1. **Marinate the Chicken**: In a large mixing bowl, combine the Greek yogurt, lemon juice, minced garlic, grated ginger, ground coriander, ground cumin, paprika, ground turmeric, cayenne pepper, garam masala, salt, and black pepper. Add the chicken thighs to the marinade, ensuring they are well-coated. Cover the bowl and refrigerate for at least 1 hour, preferably overnight for enhanced flavor.

 

2. **Sear the Chicken**: Heat 1 tablespoon of olive oil or coconut oil in a large, deep skillet or Dutch oven over medium-high heat. Remove the chicken thighs from the marinade, allowing any excess to drip off, and sear them in the skillet for about 3-4 minutes on each side, until browned. The chicken does not need to be fully cooked at this stage. Transfer the seared chicken to a plate and set aside.

 

3. **Prepare the Rice**: In the same skillet, add the chopped onion and green bell pepper. Sauté for 2-3 minutes until the onion becomes translucent. Add the ground turmeric, ground cumin, and ground coriander, stirring to combine with the vegetables. Add the rinsed basmati rice to the skillet, stirring to coat the rice with the spices and oil.
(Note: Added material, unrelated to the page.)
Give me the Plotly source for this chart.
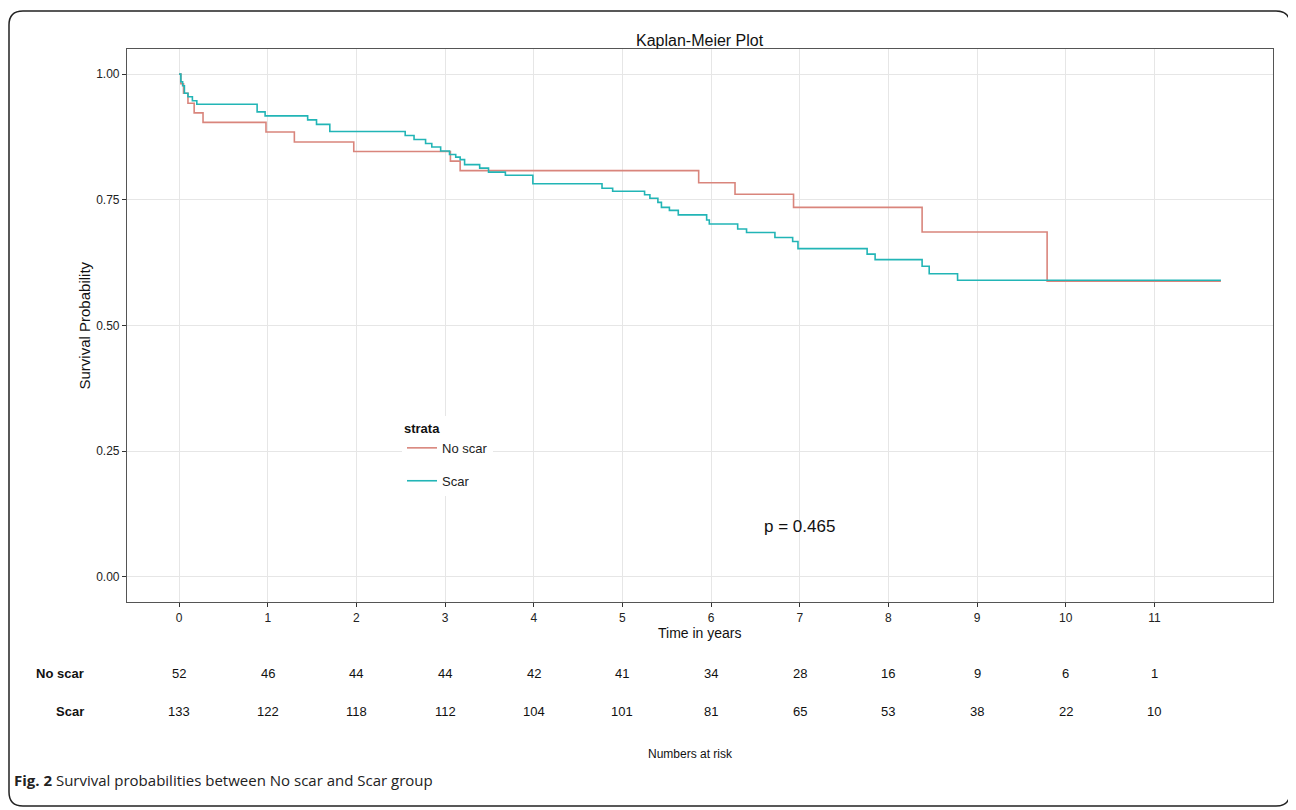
import plotly.graph_objects as go

# ---------------- data ----------------
no_scar_time = [0, 0.02, 0.05, 0.10, 0.17, 0.27, 0.98, 1.30, 1.97, 3.06, 3.17,
                5.86, 6.27, 6.93, 8.38, 9.79, 11.75]
no_scar_surv = [1.0, 0.981, 0.962, 0.942, 0.923, 0.904, 0.885, 0.865, 0.846, 0.827, 0.808,
                0.784, 0.761, 0.735, 0.686, 0.588, 0.588]

scar_time = [0, 0.02, 0.04, 0.06, 0.10, 0.15, 0.20, 0.88, 0.97, 1.45, 1.55, 1.70,
             2.55, 2.65, 2.78, 2.85, 2.95, 3.05, 3.12, 3.17, 3.22, 3.39, 3.49, 3.68,
             3.99, 4.77, 4.89, 5.25, 5.31, 5.40, 5.44, 5.53, 5.63, 5.95, 5.98, 6.30,
             6.40, 6.72, 6.92, 6.98, 7.76, 7.85, 8.38, 8.46, 8.78, 11.75]
scar_surv = [1.0, 0.985, 0.977, 0.962, 0.955, 0.947, 0.940, 0.925, 0.917, 0.909, 0.900, 0.886,
             0.878, 0.870, 0.862, 0.855, 0.847, 0.840, 0.835, 0.830, 0.820, 0.813, 0.805, 0.799,
             0.782, 0.773, 0.767, 0.760, 0.753, 0.745, 0.735, 0.729, 0.720, 0.710, 0.702, 0.692,
             0.685, 0.675, 0.667, 0.653, 0.642, 0.631, 0.618, 0.603, 0.590, 0.590]

risk_times = list(range(12))
risk_no_scar = [52, 46, 44, 44, 42, 41, 34, 28, 16, 9, 6, 1]
risk_scar = [133, 122, 118, 112, 104, 101, 81, 65, 53, 38, 22, 10]

y_tick_vals = [0, 0.25, 0.5, 0.75, 1.0]
y_tick_text = ["0.00", "0.25", "0.50", "0.75", "1.00"]
group_names = ["No scar", "Scar"]
p_value_text = "p = 0.465"
p_value_pos = (7.0, 0.10)

# ---------------- layout geometry (screen pixels) ----------------
OFF = 8                      # page body margin added by the browser
W, H = 1296 - OFF, 810 - OFF
L, R, T, B = 127, 1273, 49, 602
PW, PH = R - L, B - T


def px2x(px):
    return (px - L) / PW


def py2y(py):
    return (B - py) / PH


RED = "#D9857C"
TEAL = "#22B5B6"
FONT = "Liberation Sans, Arial, sans-serif"

fig = go.Figure()
fig.add_trace(go.Scatter(x=no_scar_time, y=no_scar_surv, mode="lines", name=group_names[0],
                         line=dict(color=RED, width=1.6, shape="hv"), legendgroup="a"))
fig.add_trace(go.Scatter(x=scar_time, y=scar_surv, mode="lines", name=group_names[1],
                         line=dict(color=TEAL, width=1.6, shape="hv"), legendgroup="b"))

ann = []
ann.append(dict(text="Kaplan-Meier Plot", x=px2x(700), y=py2y(30), xref="paper", yref="paper",
                showarrow=False, font=dict(size=16, color="#111", family=FONT)))
ann.append(dict(text="Survival Probability", x=px2x(73), y=py2y(326), xref="paper", yref="paper",
                showarrow=False, textangle=-90, font=dict(size=15, color="#111", family=FONT)))
ann.append(dict(text="Time in years", x=px2x(700), y=py2y(643), xref="paper", yref="paper",
                showarrow=False, font=dict(size=14, color="#111", family=FONT)))
ann.append(dict(text=p_value_text, x=p_value_pos[0], y=p_value_pos[1], xref="x", yref="y",
                showarrow=False, font=dict(size=17, color="#111", family=FONT)))
for name, vals, py in [(group_names[0], risk_no_scar, 683), (group_names[1], risk_scar, 721)]:
    ann.append(dict(text="<b>%s</b>" % name, x=px2x(86), y=py2y(py), xref="paper", yref="paper",
                    xanchor="right", showarrow=False, font=dict(size=13, color="#111", family=FONT)))
    for t, v in zip(risk_times, vals):
        ann.append(dict(text=str(v), x=t, y=py2y(py), xref="x", yref="paper",
                        showarrow=False, font=dict(size=13, color="#111", family=FONT)))
ann.append(dict(text="Numbers at risk", x=px2x(690), y=py2y(763), xref="paper", yref="paper",
                showarrow=False, font=dict(size=12, color="#111", family=FONT)))
ann.append(dict(text="<b>Fig. 2</b> Survival probabilities between No scar and Scar group",
                x=px2x(12), y=py2y(792), xref="paper", yref="paper", xanchor="left",
                showarrow=False, font=dict(size=15, color="#222", family="Open Sans, sans-serif")))

# outer rounded frame (screen pixel corners)
x0, x1, y0, y1, r = 9, 1290, 11, 806, 14


def P(px, py):
    return "%f,%f" % (px2x(px), py2y(py))


path = ("M " + P(x0 + r, y0) + " L " + P(x1 - r, y0) + " Q " + P(x1, y0) + " " + P(x1, y0 + r) +
        " L " + P(x1, y1 - r) + " Q " + P(x1, y1) + " " + P(x1 - r, y1) +
        " L " + P(x0 + r, y1) + " Q " + P(x0, y1) + " " + P(x0, y1 - r) +
        " L " + P(x0, y0 + r) + " Q " + P(x0, y0) + " " + P(x0 + r, y0) + " Z")
shapes = [dict(type="path", path=path, xref="paper", yref="paper",
               line=dict(color="#222", width=1.5), layer="below")]

fig.update_layout(
    width=W, height=H,
    margin=dict(l=L - OFF, r=(W + OFF) - R, t=T - OFF, b=(H + OFF) - B, autoexpand=False),
    paper_bgcolor="white", plot_bgcolor="white",
    font=dict(family=FONT, color="#222"),
    annotations=ann, shapes=shapes,
    showlegend=True,
    legend=dict(x=px2x(402), y=py2y(416), xanchor="left", yanchor="top",
                bgcolor="white", borderwidth=0,
                title=dict(text="<b>strata</b>", font=dict(size=13, color="#111", family=FONT)),
                font=dict(size=13, color="#222", family=FONT),
                tracegroupgap=13, itemwidth=30),
)
fig.update_xaxes(range=[-0.5875, 12.3375], tickmode="array", tickvals=risk_times,
                 ticktext=[str(t) for t in risk_times],
                 showgrid=True, gridcolor="#E6E6E6", gridwidth=1, zeroline=False,
                 showline=True, linecolor="#555", linewidth=1.2, mirror=True,
                 ticks="outside", ticklen=4, tickcolor="#333",
                 tickfont=dict(size=12, color="#222", family=FONT))
fig.update_yaxes(range=[-0.05, 1.05], tickmode="array", tickvals=y_tick_vals, ticktext=y_tick_text,
                 showgrid=True, gridcolor="#E6E6E6", gridwidth=1, zeroline=False,
                 showline=True, linecolor="#555", linewidth=1.2, mirror=True,
                 ticks="outside", ticklen=4, tickcolor="#333",
                 tickfont=dict(size=12, color="#222", family=FONT))

fig.write_html("out.html")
Cook for 1-2 minutes to toast the rice slightly.

 

4. **Cook the Rice and Chicken Together**: Pour in the chicken stock, scraping up any browned bits from the bottom of the skillet. Season with salt and black pepper. Bring the mixture to a gentle boil. Return the seared chicken thighs to the skillet, nestling them into the rice. Reduce the heat to low, cover the skillet with a lid, and let it simmer for 20-25 minutes, or until the rice is tender and the chicken is cooked through.

 

5. **Serve**: Remove the skillet from heat and let it sit, covered, for 5 minutes. Fluff the rice with a fork and serve the Tandoori Chicken over the rice. Garnish with fresh cilantro leaves and lemon wedges, if desired. A side of mint yogurt sauce can also complement the dish well.

 

Notes

– **Marinating Time**: For optimal flavor, marinate the chicken overnight. However, if short on time, marinating for at least 1 hour will still yield a delicious result.

 

– **Rice Cooking Tip**: Ensure the basmati rice is thoroughly rinsed to remove excess starch, which helps in achieving fluffy rice.

 

– **Spice Level**: Adjust the amount of cayenne pepper to control the heat level according to your preference.

 

– **Serving Suggestion**: This dish pairs well with a simple cucumber salad or naan bread on the side.